Your instructions: Set down each line of the material that follows, exactly, with no pictures.
— start —
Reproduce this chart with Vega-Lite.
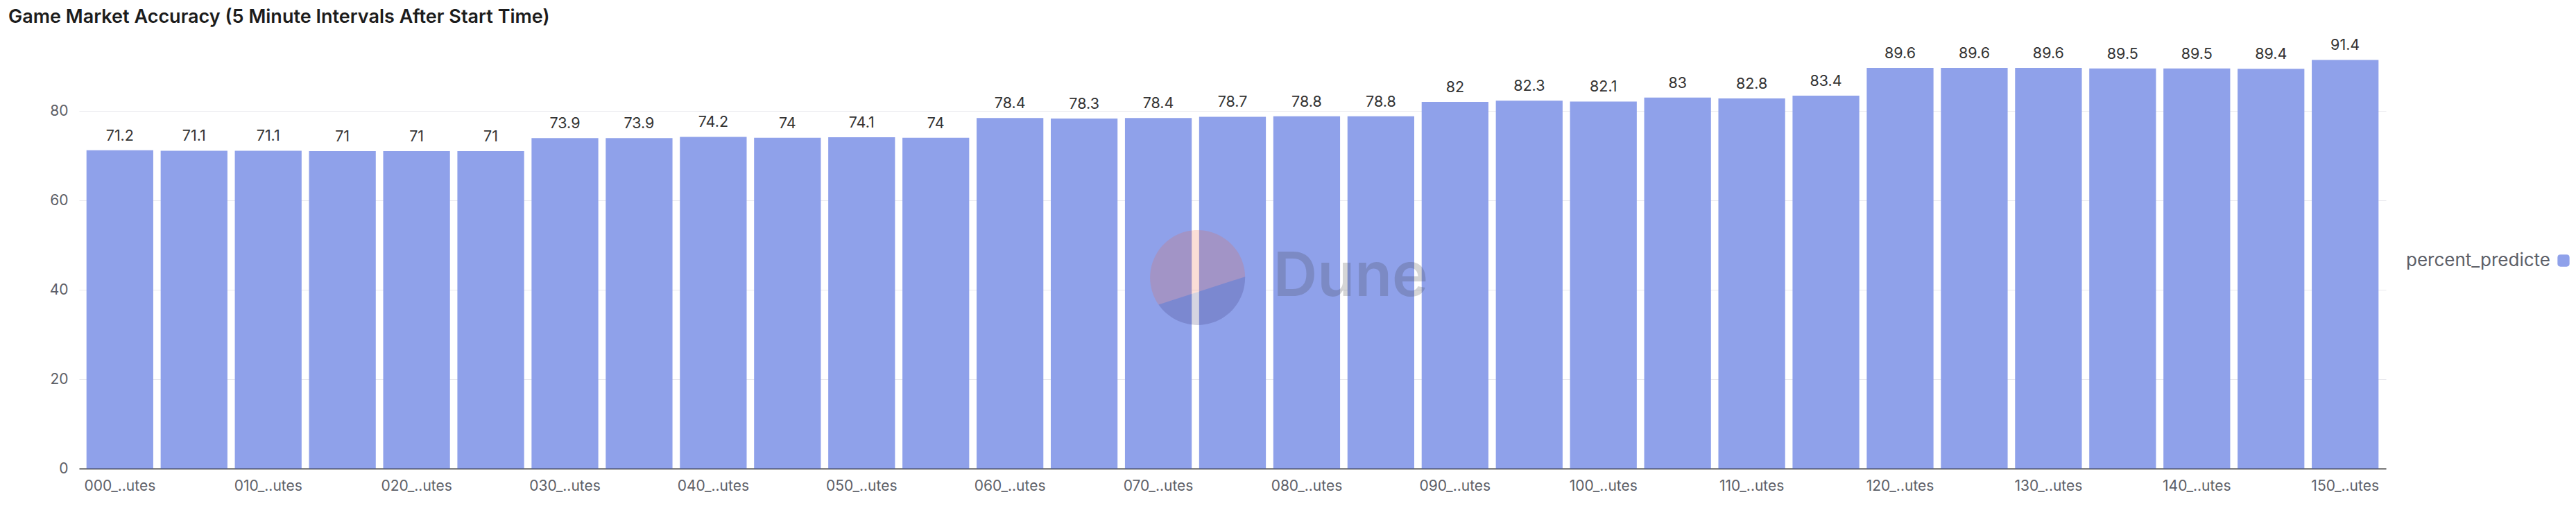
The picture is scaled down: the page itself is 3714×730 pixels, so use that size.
{
  "$schema": "https://vega.github.io/schema/vega-lite/v6.json",
  "width": 3326,
  "height": 645,
  "autosize": {"type": "none"},
  "padding": {"left": 114, "top": 31, "right": 274, "bottom": 54},
  "background": "white",
  "config": {"view": {"stroke": null}},
  "title": {
    "text": "Game Market Accuracy (5 Minute Intervals After Start Time)",
    "anchor": "start",
    "frame": "group",
    "dx": -102,
    "offset": -8,
    "font": "Inter",
    "fontSize": 27,
    "fontWeight": 600,
    "color": "#1c1c1c"
  },
  "data": {
    "values": [
      {"interval": "000_minutes", "percent_predicted": 71.2},
      {"interval": "005_minutes", "percent_predicted": 71.1},
      {"interval": "010_minutes", "percent_predicted": 71.1},
      {"interval": "015_minutes", "percent_predicted": 71},
      {"interval": "020_minutes", "percent_predicted": 71},
      {"interval": "025_minutes", "percent_predicted": 71},
      {"interval": "030_minutes", "percent_predicted": 73.9},
      {"interval": "035_minutes", "percent_predicted": 73.9},
      {"interval": "040_minutes", "percent_predicted": 74.2},
      {"interval": "045_minutes", "percent_predicted": 74},
      {"interval": "050_minutes", "percent_predicted": 74.1},
      {"interval": "055_minutes", "percent_predicted": 74},
      {"interval": "060_minutes", "percent_predicted": 78.4},
      {"interval": "065_minutes", "percent_predicted": 78.3},
      {"interval": "070_minutes", "percent_predicted": 78.4},
      {"interval": "075_minutes", "percent_predicted": 78.7},
      {"interval": "080_minutes", "percent_predicted": 78.8},
      {"interval": "085_minutes", "percent_predicted": 78.8},
      {"interval": "090_minutes", "percent_predicted": 82},
      {"interval": "095_minutes", "percent_predicted": 82.3},
      {"interval": "100_minutes", "percent_predicted": 82.1},
      {"interval": "105_minutes", "percent_predicted": 83},
      {"interval": "110_minutes", "percent_predicted": 82.8},
      {"interval": "115_minutes", "percent_predicted": 83.4},
      {"interval": "120_minutes", "percent_predicted": 89.6},
      {"interval": "125_minutes", "percent_predicted": 89.6},
      {"interval": "130_minutes", "percent_predicted": 89.6},
      {"interval": "135_minutes", "percent_predicted": 89.5},
      {"interval": "140_minutes", "percent_predicted": 89.5},
      {"interval": "145_minutes", "percent_predicted": 89.4},
      {"interval": "150_minutes", "percent_predicted": 91.4}
    ]
  },
  "layer": [
    {
      "mark": {"type": "bar"},
      "encoding": {
        "x": {
          "field": "interval",
          "type": "nominal",
          "sort": null,
          "scale": {"paddingInner": 0.1, "paddingOuter": 0.1},
          "axis": {
            "title": null,
            "values": ["000_minutes", "010_minutes", "020_minutes", "030_minutes", "040_minutes", "050_minutes", "060_minutes", "070_minutes", "080_minutes", "090_minutes", "100_minutes", "110_minutes", "120_minutes", "130_minutes", "140_minutes", "150_minutes"],
            "labelExpr": "slice(datum.label,0,4)+'..'+slice(datum.label,-4)",
            "labelAngle": 0,
            "ticks": false,
            "grid": false,
            "domainColor": "#1f1f1f",
            "domainWidth": 1.5,
            "labelFont": "Inter",
            "labelFontSize": 21,
            "labelColor": "#5d6068",
            "labelPadding": 14
          }
        },
        "y": {
          "field": "percent_predicted",
          "type": "quantitative",
          "scale": {"domain": [0, 100], "nice": false},
          "axis": {
            "title": null,
            "values": [0, 20, 40, 60, 80],
            "domain": false,
            "ticks": false,
            "gridColor": "#e9e9ee",
            "gridWidth": 1.2,
            "labelFont": "Inter",
            "labelFontSize": 21,
            "labelColor": "#5d6068",
            "labelPadding": 16
          }
        },
        "color": {
          "datum": "percent_predicted",
          "scale": {"range": ["#8fa1ea"]},
          "legend": {
            "title": null,
            "orient": "none",
            "legendX": 3569,
            "legendY": 332,
            "symbolType": "M -0.5 -1 L 0.5 -1 Q 1 -1 1 -0.5 L 1 0.5 Q 1 1 0.5 1 L -0.5 1 Q -1 1 -1 0.5 L -1 -0.5 Q -1 -1 -0.5 -1 Z",
            "symbolSize": 300,
            "symbolStrokeWidth": 0,
            "symbolOpacity": 1,
            "labelAlign": "right",
            "labelOffset": -32,
            "labelLimit": 0,
            "labelFont": "Inter",
            "labelFontSize": 26,
            "labelColor": "#5d6068",
            "labelExpr": "slice(datum.label,0,16)"
          }
        }
      }
    },
    {
      "mark": {"type": "text", "baseline": "bottom", "dy": -9, "font": "Inter", "fontSize": 21.5, "fill": "#333333"},
      "encoding": {
        "x": {"field": "interval", "type": "nominal", "sort": null},
        "y": {"field": "percent_predicted", "type": "quantitative"},
        "text": {"field": "percent_predicted", "type": "quantitative"}
      }
    },
    {
      "data": {"values": [{}]},
      "mark": {"type": "point", "shape": "M 1 -0.03 A 1 1 0 1 0 -0.82 0.56 Z", "size": 18769, "filled": true, "fill": "#ec6440", "opacity": 0.21, "strokeWidth": 0},
      "encoding": {
        "x": {"datum": "070_minutes", "bandPosition": 1.088},
        "y": {"datum": 42.6}
      }
    },
    {
      "data": {"values": [{}]},
      "mark": {"type": "point", "shape": "M 1 -0.03 A 1 1 0 0 1 -0.82 0.56 Z", "size": 18769, "filled": true, "fill": "#2b2a6b", "opacity": 0.2, "strokeWidth": 0},
      "encoding": {
        "x": {"datum": "070_minutes", "bandPosition": 1.088},
        "y": {"datum": 42.6}
      }
    },
    {
      "data": {"values": [{}]},
      "mark": {"type": "text", "text": "Dune", "align": "left", "baseline": "middle", "font": "Inter", "fontWeight": 600, "fontSize": 88, "fill": "#333333", "opacity": 0.2},
      "encoding": {
        "x": {"datum": "080_minutes", "bandPosition": 0},
        "y": {"datum": 42.6}
      }
    }
  ]
}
— end —
The reply:
Reproduce this chart with Vega-Lite.
The picture is scaled down: the page itself is 3714×730 pixels, so use that size.
{
  "$schema": "https://vega.github.io/schema/vega-lite/v6.json",
  "width": 3326,
  "height": 645,
  "autosize": {"type": "none"},
  "padding": {"left": 114, "top": 31, "right": 274, "bottom": 54},
  "background": "white",
  "config": {"view": {"stroke": null}},
  "title": {
    "text": "Game Market Accuracy (5 Minute Intervals After Start Time)",
    "anchor": "start",
    "frame": "group",
    "dx": -102,
    "offset": -8,
    "font": "Inter",
    "fontSize": 27,
    "fontWeight": 600,
    "color": "#1c1c1c"
  },
  "data": {
    "values": [
      {"interval": "000_minutes", "percent_predicted": 71.2},
      {"interval": "005_minutes", "percent_predicted": 71.1},
      {"interval": "010_minutes", "percent_predicted": 71.1},
      {"interval": "015_minutes", "percent_predicted": 71},
      {"interval": "020_minutes", "percent_predicted": 71},
      {"interval": "025_minutes", "percent_predicted": 71},
      {"interval": "030_minutes", "percent_predicted": 73.9},
      {"interval": "035_minutes", "percent_predicted": 73.9},
      {"interval": "040_minutes", "percent_predicted": 74.2},
      {"interval": "045_minutes", "percent_predicted": 74},
      {"interval": "050_minutes", "percent_predicted": 74.1},
      {"interval": "055_minutes", "percent_predicted": 74},
      {"interval": "060_minutes", "percent_predicted": 78.4},
      {"interval": "065_minutes", "percent_predicted": 78.3},
      {"interval": "070_minutes", "percent_predicted": 78.4},
      {"interval": "075_minutes", "percent_predicted": 78.7},
      {"interval": "080_minutes", "percent_predicted": 78.8},
      {"interval": "085_minutes", "percent_predicted": 78.8},
      {"interval": "090_minutes", "percent_predicted": 82},
      {"interval": "095_minutes", "percent_predicted": 82.3},
      {"interval": "100_minutes", "percent_predicted": 82.1},
      {"interval": "105_minutes", "percent_predicted": 83},
      {"interval": "110_minutes", "percent_predicted": 82.8},
      {"interval": "115_minutes", "percent_predicted": 83.4},
      {"interval": "120_minutes", "percent_predicted": 89.6},
      {"interval": "125_minutes", "percent_predicted": 89.6},
      {"interval": "130_minutes", "percent_predicted": 89.6},
      {"interval": "135_minutes", "percent_predicted": 89.5},
      {"interval": "140_minutes", "percent_predicted": 89.5},
      {"interval": "145_minutes", "percent_predicted": 89.4},
      {"interval": "150_minutes", "percent_predicted": 91.4}
    ]
  },
  "layer": [
    {
      "mark": {"type": "bar"},
      "encoding": {
        "x": {
          "field": "interval",
          "type": "nominal",
          "sort": null,
          "scale": {"paddingInner": 0.1, "paddingOuter": 0.1},
          "axis": {
            "title": null,
            "values": ["000_minutes", "010_minutes", "020_minutes", "030_minutes", "040_minutes", "050_minutes", "060_minutes", "070_minutes", "080_minutes", "090_minutes", "100_minutes", "110_minutes", "120_minutes", "130_minutes", "140_minutes", "150_minutes"],
            "labelExpr": "slice(datum.label,0,4)+'..'+slice(datum.label,-4)",
            "labelAngle": 0,
            "ticks": false,
            "grid": false,
            "domainColor": "#1f1f1f",
            "domainWidth": 1.5,
            "labelFont": "Inter",
            "labelFontSize": 21,
            "labelColor": "#5d6068",
            "labelPadding": 14
          }
        },
        "y": {
          "field": "percent_predicted",
          "type": "quantitative",
          "scale": {"domain": [0, 100], "nice": false},
          "axis": {
            "title": null,
            "values": [0, 20, 40, 60, 80],
            "domain": false,
            "ticks": false,
            "gridColor": "#e9e9ee",
            "gridWidth": 1.2,
            "labelFont": "Inter",
            "labelFontSize": 21,
            "labelColor": "#5d6068",
            "labelPadding": 16
          }
        },
        "color": {
          "datum": "percent_predicted",
          "scale": {"range": ["#8fa1ea"]},
          "legend": {
            "title": null,
            "orient": "none",
            "legendX": 3569,
            "legendY": 332,
            "symbolType": "M -0.5 -1 L 0.5 -1 Q 1 -1 1 -0.5 L 1 0.5 Q 1 1 0.5 1 L -0.5 1 Q -1 1 -1 0.5 L -1 -0.5 Q -1 -1 -0.5 -1 Z",
            "symbolSize": 300,
            "symbolStrokeWidth": 0,
            "symbolOpacity": 1,
            "labelAlign": "right",
            "labelOffset": -32,
            "labelLimit": 0,
            "labelFont": "Inter",
            "labelFontSize": 26,
            "labelColor": "#5d6068",
            "labelExpr": "slice(datum.label,0,16)"
          }
        }
      }
    },
    {
      "mark": {"type": "text", "baseline": "bottom", "dy": -9, "font": "Inter", "fontSize": 21.5, "fill": "#333333"},
      "encoding": {
        "x": {"field": "interval", "type": "nominal", "sort": null},
        "y": {"field": "percent_predicted", "type": "quantitative"},
        "text": {"field": "percent_predicted", "type": "quantitative"}
      }
    },
    {
      "data": {"values": [{}]},
      "mark": {"type": "point", "shape": "M 1 -0.03 A 1 1 0 1 0 -0.82 0.56 Z", "size": 18769, "filled": true, "fill": "#ec6440", "opacity": 0.21, "strokeWidth": 0},
      "encoding": {
        "x": {"datum": "070_minutes", "bandPosition": 1.088},
        "y": {"datum": 42.6}
      }
    },
    {
      "data": {"values": [{}]},
      "mark": {"type": "point", "shape": "M 1 -0.03 A 1 1 0 0 1 -0.82 0.56 Z", "size": 18769, "filled": true, "fill": "#2b2a6b", "opacity": 0.2, "strokeWidth": 0},
      "encoding": {
        "x": {"datum": "070_minutes", "bandPosition": 1.088},
        "y": {"datum": 42.6}
      }
    },
    {
      "data": {"values": [{}]},
      "mark": {"type": "text", "text": "Dune", "align": "left", "baseline": "middle", "font": "Inter", "fontWeight": 600, "fontSize": 88, "fill": "#333333", "opacity": 0.2},
      "encoding": {
        "x": {"datum": "080_minutes", "bandPosition": 0},
        "y": {"datum": 42.6}
      }
    }
  ]
}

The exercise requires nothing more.